Further results about the value distribution of meromorphic function with its \(k\)-th derivative (Q2828631)

By means of Zalcman's rescaling lemma and Nevanlinna theory, the authors consider the value distribution of derivatives of a transcendental meromorphic function \(f(z)\) on \(\mathbb C\). Let \(a(z)\) be a meromorphic function of the form \(R(z)e^{\gamma(z)}\), where \(R\) is a rational function and \(\gamma\) is a transcendental entire function, and let \(k\geq2\) be an integer.
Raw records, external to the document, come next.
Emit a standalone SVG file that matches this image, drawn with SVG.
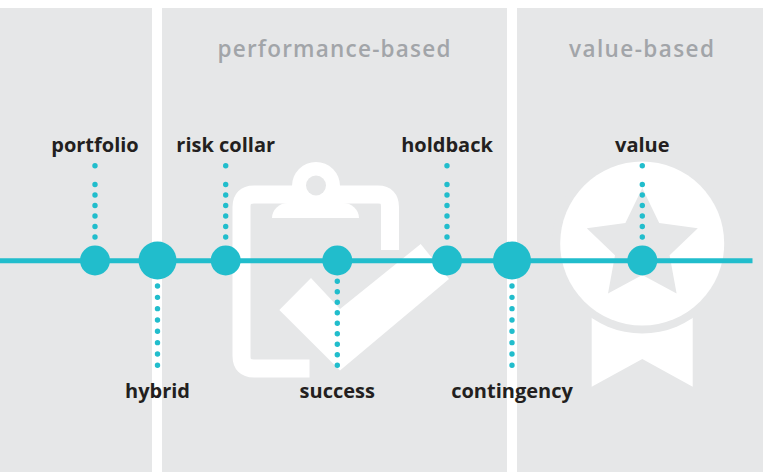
<svg xmlns="http://www.w3.org/2000/svg" width="763" height="472" viewBox="0 0 763 472">
  <style>
    .panel { fill: #e6e7e8; }
    .icon { fill: #ffffff; }
    .bgcut { fill: #e6e7e8; }
    .title { font-family: "Open Sans", "Liberation Sans", sans-serif; font-weight: 600; font-size: 22.5px; fill: #a2a5a9; text-anchor: middle; }
    .label { font-family: "Open Sans", "Liberation Sans", sans-serif; font-weight: 700; font-size: 20px; fill: #231f20; text-anchor: middle; }
    .node { fill: #21bdcc; }
    .timeline { stroke: #21bdcc; stroke-width: 5; fill: none; }
    .dots { stroke: #21bdcc; stroke-width: 5.4; stroke-linecap: round; fill: none; }
  </style>
  <rect width="763" height="472" fill="#ffffff"/>

  <g id="panels">
    <rect class="panel" x="0" y="8" width="152" height="464"/>
    <rect class="panel" x="162" y="8" width="345" height="464"/>
    <rect class="panel" x="517" y="8" width="246" height="464"/>
    <text class="title" x="334" y="57" textLength="233" lengthAdjust="spacing">performance-based</text>
    <text class="title" x="641.5" y="57" textLength="145" lengthAdjust="spacing">value-based</text>
  </g>

  <g id="clipboard-icon">
    <path fill="none" stroke="#ffffff" stroke-width="18" stroke-linejoin="round" d="M390 250 V207 Q390 194.5 378 194.5 H254 Q241.5 194.5 241.5 207 V356 Q241.5 368.5 254 368.5 H309.5"/>
    <circle class="icon" cx="316" cy="186" r="24"/>
    <circle class="bgcut" cx="316" cy="185.5" r="10"/>
    <path class="icon" d="M272 218 A16 15 0 0 1 288 203 H343 A16 15 0 0 1 359 218 Z"/>
    <polygon class="icon" points="279.3,310 311,278 340,309 420.7,244 449,279 340,370.5"/>
  </g>

  <g id="award-icon">
    <path class="icon" d="M591.7 300 H692.7 V386.7 L642.3 359 L591.7 386.7 Z"/>
    <circle class="bgcut" cx="642.2" cy="243.5" r="90"/>
    <circle class="icon" cx="642.2" cy="243.5" r="82"/>
    <polygon class="bgcut" points="642.3,187.9 659.2,223.1 697.8,228.3 669.6,255.2 676.6,293.5 642.3,275 608,293.5 615,255.2 586.8,228.3 625.4,223.1"/>
  </g>

  <g id="connectors">
    <line class="timeline" x1="0" y1="260.7" x2="752.5" y2="260.7"/>
    <line class="dots" x1="95" y1="237" x2="95" y2="174" stroke-dasharray="0 10.5"/>
    <line class="dots" x1="95" y1="165.7" x2="95" y2="165.7"/>
    <line class="dots" x1="225.7" y1="237" x2="225.7" y2="174" stroke-dasharray="0 10.5"/>
    <line class="dots" x1="225.7" y1="165.7" x2="225.7" y2="165.7"/>
    <line class="dots" x1="447" y1="237" x2="447" y2="174" stroke-dasharray="0 10.5"/>
    <line class="dots" x1="447" y1="165.7" x2="447" y2="165.7"/>
    <line class="dots" x1="642.3" y1="237" x2="642.3" y2="174" stroke-dasharray="0 10.5"/>
    <line class="dots" x1="642.3" y1="165.7" x2="642.3" y2="165.7"/>
    <line class="dots" x1="157.5" y1="286" x2="157.5" y2="365.4" stroke-dasharray="0 11.33"/>
    <line class="dots" x1="337.3" y1="281.3" x2="337.3" y2="365.4" stroke-dasharray="0 10.5"/>
    <line class="dots" x1="512" y1="286" x2="512" y2="365.4" stroke-dasharray="0 11.33"/>
  </g>

  <g id="node-portfolio">
    <circle class="node" cx="95" cy="260.5" r="15"/>
    <text class="label" x="95" y="152">portfolio</text>
  </g>
  <g id="node-hybrid">
    <circle class="node" cx="157.5" cy="260.5" r="19"/>
    <text class="label" x="157.5" y="398">hybrid</text>
  </g>
  <g id="node-risk-collar">
    <circle class="node" cx="225.7" cy="260.5" r="15"/>
    <text class="label" x="225.7" y="152">risk collar</text>
  </g>
  <g id="node-success">
    <circle class="node" cx="337.3" cy="260.5" r="15"/>
    <text class="label" x="337.3" y="398">success</text>
  </g>
  <g id="node-holdback">
    <circle class="node" cx="447" cy="260.5" r="15"/>
    <text class="label" x="447" y="152">holdback</text>
  </g>
  <g id="node-contingency">
    <circle class="node" cx="512" cy="260.5" r="19"/>
    <text class="label" x="512" y="398">contingency</text>
  </g>
  <g id="node-value">
    <circle class="node" cx="642.3" cy="260.5" r="15"/>
    <text class="label" x="642.3" y="152">value</text>
  </g>
</svg>
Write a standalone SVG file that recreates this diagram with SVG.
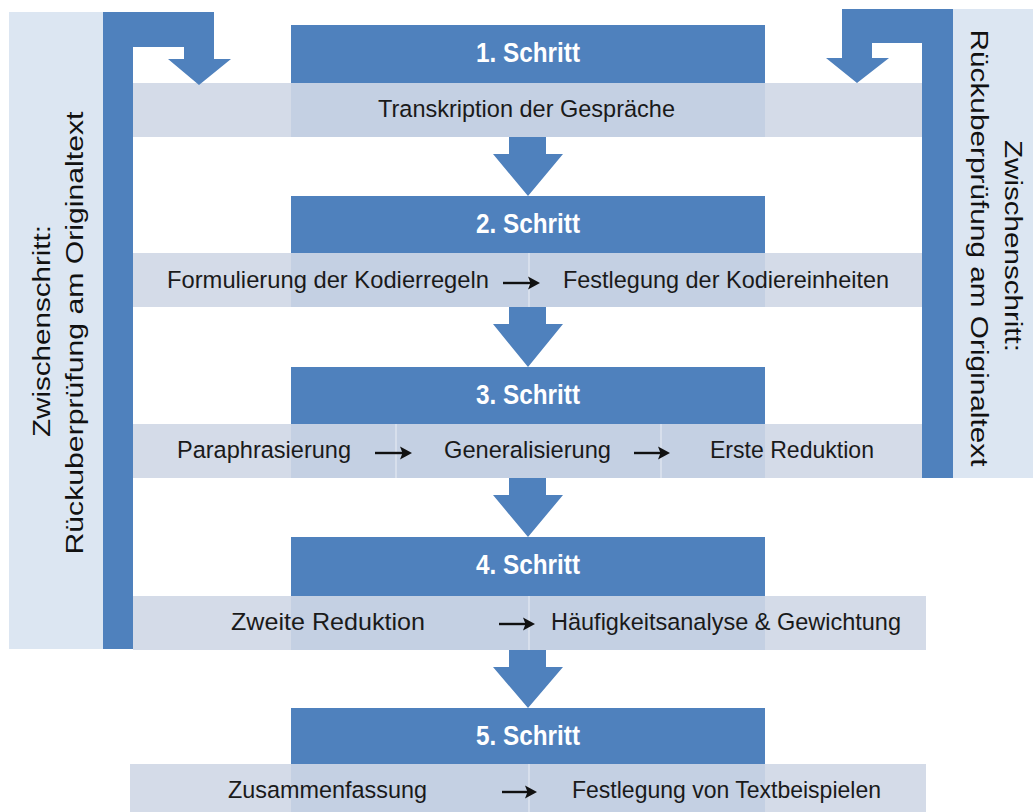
<svg xmlns="http://www.w3.org/2000/svg" width="1033" height="812" viewBox="0 0 1033 812">
<style>
.dark{fill:#4f81bd}
.side{fill:#dce6f2}
.band{fill:#d4dbe8}
.bandin{fill:#c4d0e3}
.div{stroke:#e4e9f2;stroke-width:1.2}
.t{font-family:"Liberation Sans",Arial,sans-serif;font-size:24.5px;fill:#1a1a1a}
.h{font-family:"Liberation Sans",Arial,sans-serif;font-size:27px;font-weight:bold;fill:#ffffff;text-anchor:middle}
.v{font-family:"Liberation Sans",Arial,sans-serif;font-size:23.5px;fill:#111111;text-anchor:middle}
.sa{stroke:#111;stroke-width:2.4;fill:none}
.sh{fill:#111}
</style>
<rect width="1033" height="812" fill="#ffffff"/>

<g id="left-panel">
<rect class="side" x="9" y="12" width="94" height="637"/>
<text class="v" transform="translate(50,331) rotate(-90)" textLength="212" lengthAdjust="spacingAndGlyphs">Zwischenschritt:</text>
<text class="v" transform="translate(83,333) rotate(-90)" textLength="443" lengthAdjust="spacingAndGlyphs">Rückuberprüfung am Originaltext</text>
</g>

<g id="right-panel">
<rect class="side" x="953" y="9" width="80" height="469"/>
<text class="v" transform="translate(1005,246) rotate(90)" textLength="212" lengthAdjust="spacingAndGlyphs">Zwischenschritt:</text>
<text class="v" transform="translate(971,248) rotate(90)" textLength="437" lengthAdjust="spacingAndGlyphs">Rückuberprüfung am Originaltext</text>
</g>

<g id="step1">
<rect class="dark" x="291" y="25" width="474" height="58"/>
<text class="h" x="528" y="62" textLength="104" lengthAdjust="spacingAndGlyphs">1. Schritt</text>
<rect class="band" x="133" y="83" width="789" height="54"/>
<rect class="bandin" x="291" y="83" width="474" height="54"/>
<text class="t" x="378" y="117" textLength="297" lengthAdjust="spacingAndGlyphs">Transkription der Gespräche</text>
</g>

<g id="step2">
<rect class="dark" x="291" y="196" width="474" height="57"/>
<text class="h" x="528" y="233" textLength="104" lengthAdjust="spacingAndGlyphs">2. Schritt</text>
<rect class="band" x="133" y="253" width="789" height="54"/>
<rect class="bandin" x="291" y="253" width="474" height="54"/>
<line class="div" x1="529" y1="253" x2="529" y2="307"/>
<text class="t" x="167" y="288" textLength="322" lengthAdjust="spacingAndGlyphs">Formulierung der Kodierregeln</text>
<text class="t" x="563" y="288" textLength="326" lengthAdjust="spacingAndGlyphs">Festlegung der Kodiereinheiten</text>
</g>

<g id="step3">
<rect class="dark" x="291" y="367" width="474" height="57"/>
<text class="h" x="528" y="404" textLength="104" lengthAdjust="spacingAndGlyphs">3. Schritt</text>
<rect class="band" x="133" y="424" width="789" height="54"/>
<rect class="bandin" x="291" y="424" width="474" height="54"/>
<line class="div" x1="396" y1="424" x2="396" y2="478"/>
<line class="div" x1="661" y1="424" x2="661" y2="478"/>
<text class="t" x="177" y="458" textLength="174" lengthAdjust="spacingAndGlyphs">Paraphrasierung</text>
<text class="t" x="444" y="458" textLength="167" lengthAdjust="spacingAndGlyphs">Generalisierung</text>
<text class="t" x="710" y="458" textLength="164" lengthAdjust="spacingAndGlyphs">Erste Reduktion</text>
</g>

<g id="step4">
<rect class="dark" x="291" y="537" width="474" height="59"/>
<text class="h" x="528" y="574" textLength="104" lengthAdjust="spacingAndGlyphs">4. Schritt</text>
<rect class="band" x="133" y="596" width="793" height="54"/>
<rect class="bandin" x="291" y="596" width="474" height="54"/>
<line class="div" x1="529" y1="596" x2="529" y2="650"/>
<text class="t" x="231" y="630" textLength="194" lengthAdjust="spacingAndGlyphs">Zweite Reduktion</text>
<text class="t" x="551" y="630" textLength="350" lengthAdjust="spacingAndGlyphs">Häufigkeitsanalyse &amp; Gewichtung</text>
</g>

<g id="step5">
<rect class="dark" x="291" y="708" width="474" height="56"/>
<text class="h" x="528" y="745" textLength="104" lengthAdjust="spacingAndGlyphs">5. Schritt</text>
<rect class="band" x="130" y="764" width="796" height="50"/>
<rect class="bandin" x="291" y="764" width="474" height="50"/>
<line class="div" x1="529" y1="764" x2="529" y2="812"/>
<text class="t" x="228" y="798" textLength="199" lengthAdjust="spacingAndGlyphs">Zusammenfassung</text>
<text class="t" x="572" y="798" textLength="309" lengthAdjust="spacingAndGlyphs">Festlegung von Textbeispielen</text>
</g>

<g id="connectors">
<polygon class="dark" points="103,12 214,12 214,59 231,59 199,85 168,59 184,59 184,47 133,47 133,649 103,649"/>
<polygon class="dark" points="953,9 953,478 922,478 922,43 872,43 872,58 889,58 857,83 826,58 842,58 842,9"/>
<polygon class="dark" points="509,137 546,137 546,154 563,154 528,196 493,154 509,154"/>
<polygon class="dark" points="509,307 546,307 546,324 563,324 528,367 493,324 509,324"/>
<polygon class="dark" points="509,478 546,478 546,495 563,495 528,537 493,495 509,495"/>
<polygon class="dark" points="509,650 546,650 546,667 563,667 528,708 493,667 509,667"/>
<g id="small-arrows">
<line class="sa" x1="503" y1="283" x2="534" y2="283"/><path class="sh" d="M540,283 L528,276.5 L530.5,283 L528,289.5 Z"/>
<line class="sa" x1="375" y1="453" x2="406" y2="453"/><path class="sh" d="M412,453 L400,446.5 L402.5,453 L400,459.5 Z"/>
<line class="sa" x1="634" y1="453" x2="664" y2="453"/><path class="sh" d="M670,453 L658,446.5 L660.5,453 L658,459.5 Z"/>
<line class="sa" x1="499" y1="624" x2="529" y2="624"/><path class="sh" d="M535,624 L523,617.5 L525.5,624 L523,630.5 Z"/>
<line class="sa" x1="502" y1="792" x2="531" y2="792"/><path class="sh" d="M537,792 L525,785.5 L527.5,792 L525,798.5 Z"/>
</g>
</g>
</svg>
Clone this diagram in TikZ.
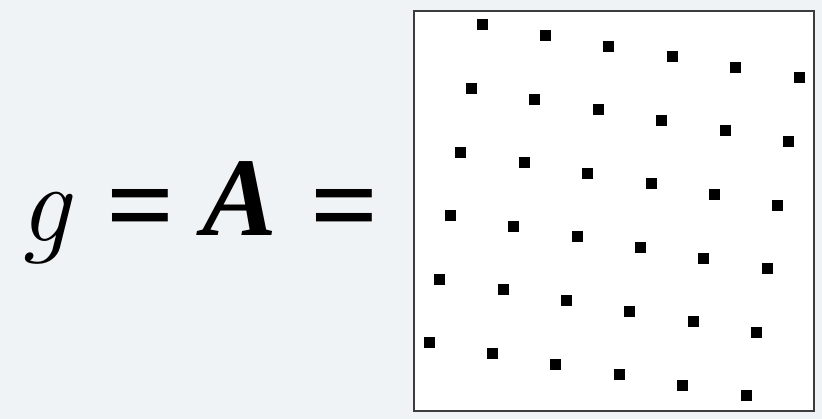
\documentclass[tikz,border=0pt]{standalone}
\usepackage{fontspec}
\newfontfamily\timesl{Liberation Serif}
\definecolor{bgc}{RGB}{240,243,245}
\definecolor{framec}{RGB}{60,60,62}
\begin{document}
\begin{tikzpicture}[x=1pt,y=-1pt,
  sym/.style={inner sep=0pt,outer sep=0pt,font=\fontsize{112}{112}\selectfont},
  eqs/.style={inner sep=0pt,outer sep=0pt,font=\fontsize{120}{120}\selectfont\timesl\bfseries},
  frame/.style={draw=framec,line width=2.5pt,fill=white},
  dot/.style={fill=black}]
\fill[bgc] (0,0) rectangle (822,419);
\useasboundingbox (0,0) rectangle (822,419);
\node[sym,anchor=base] (g) at (45,242) {\itshape g};
\node[eqs,anchor=base] (eq1) at (141,246) {=};
\node[sym,anchor=base] (A) at (240,236) {\timesl\bfseries\itshape A};
\node[eqs,anchor=base] (eq2) at (345,246) {=};
\draw[frame] (414,11) rectangle (814,411);
\foreach \i in {0,...,5}{
  \foreach \j in {0,...,5}{
    \pgfmathsetmacro{\cx}{482+63.4*\j-10.6*\i}
    \pgfmathsetmacro{\cy}{25+10.6*\j+63.6*\i}
    \fill[dot] (\cx-5.5,\cy-5.5) rectangle (\cx+5.5,\cy+5.5);
  }
}
\end{tikzpicture}
\end{document}
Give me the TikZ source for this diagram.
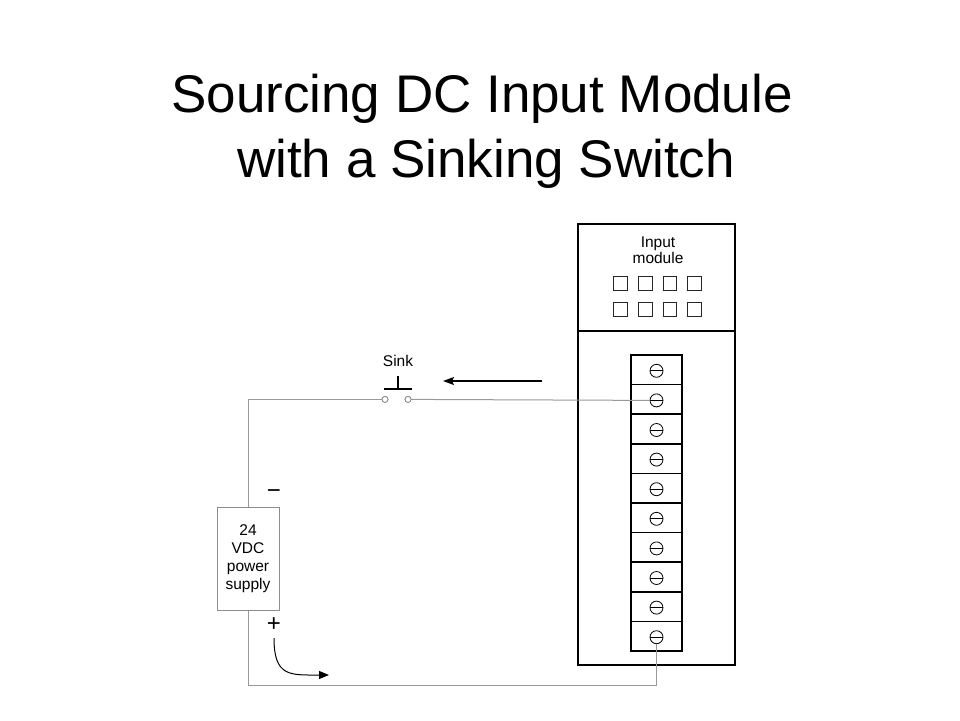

They assume the following conditions on the growth order and the value distribution of \(f(z)\). Suppose \(\sigma(f)>\sigma(a)\), and assume that all zeros of \(f(z)\) have multiplicity at least \(k+1\), except possibly finitely many, and all poles of \(f(z)\) are multiple, except possibly finitely many. Then it is shown that the function \(f^{(k)}(z)-a(z)\) has infinitely many zeros. This result is a generalization of the results in [\textit{Y. Wang} and \textit{M. Fang}, Acta Math. Sin., New Ser. 14, No. 1, 17--26 (1998; Zbl 0909.30025)], [\textit{W. Bergweiler} and \textit{X. Pang}, J. Math. Anal. Appl. 278, No. 2, 285--292 (2003; Zbl 1160.30341)] and [\textit{X. Liu} et al., J. Math. Anal. Appl. 348, No. 1, 516--529 (2008; Zbl 1151.30024)].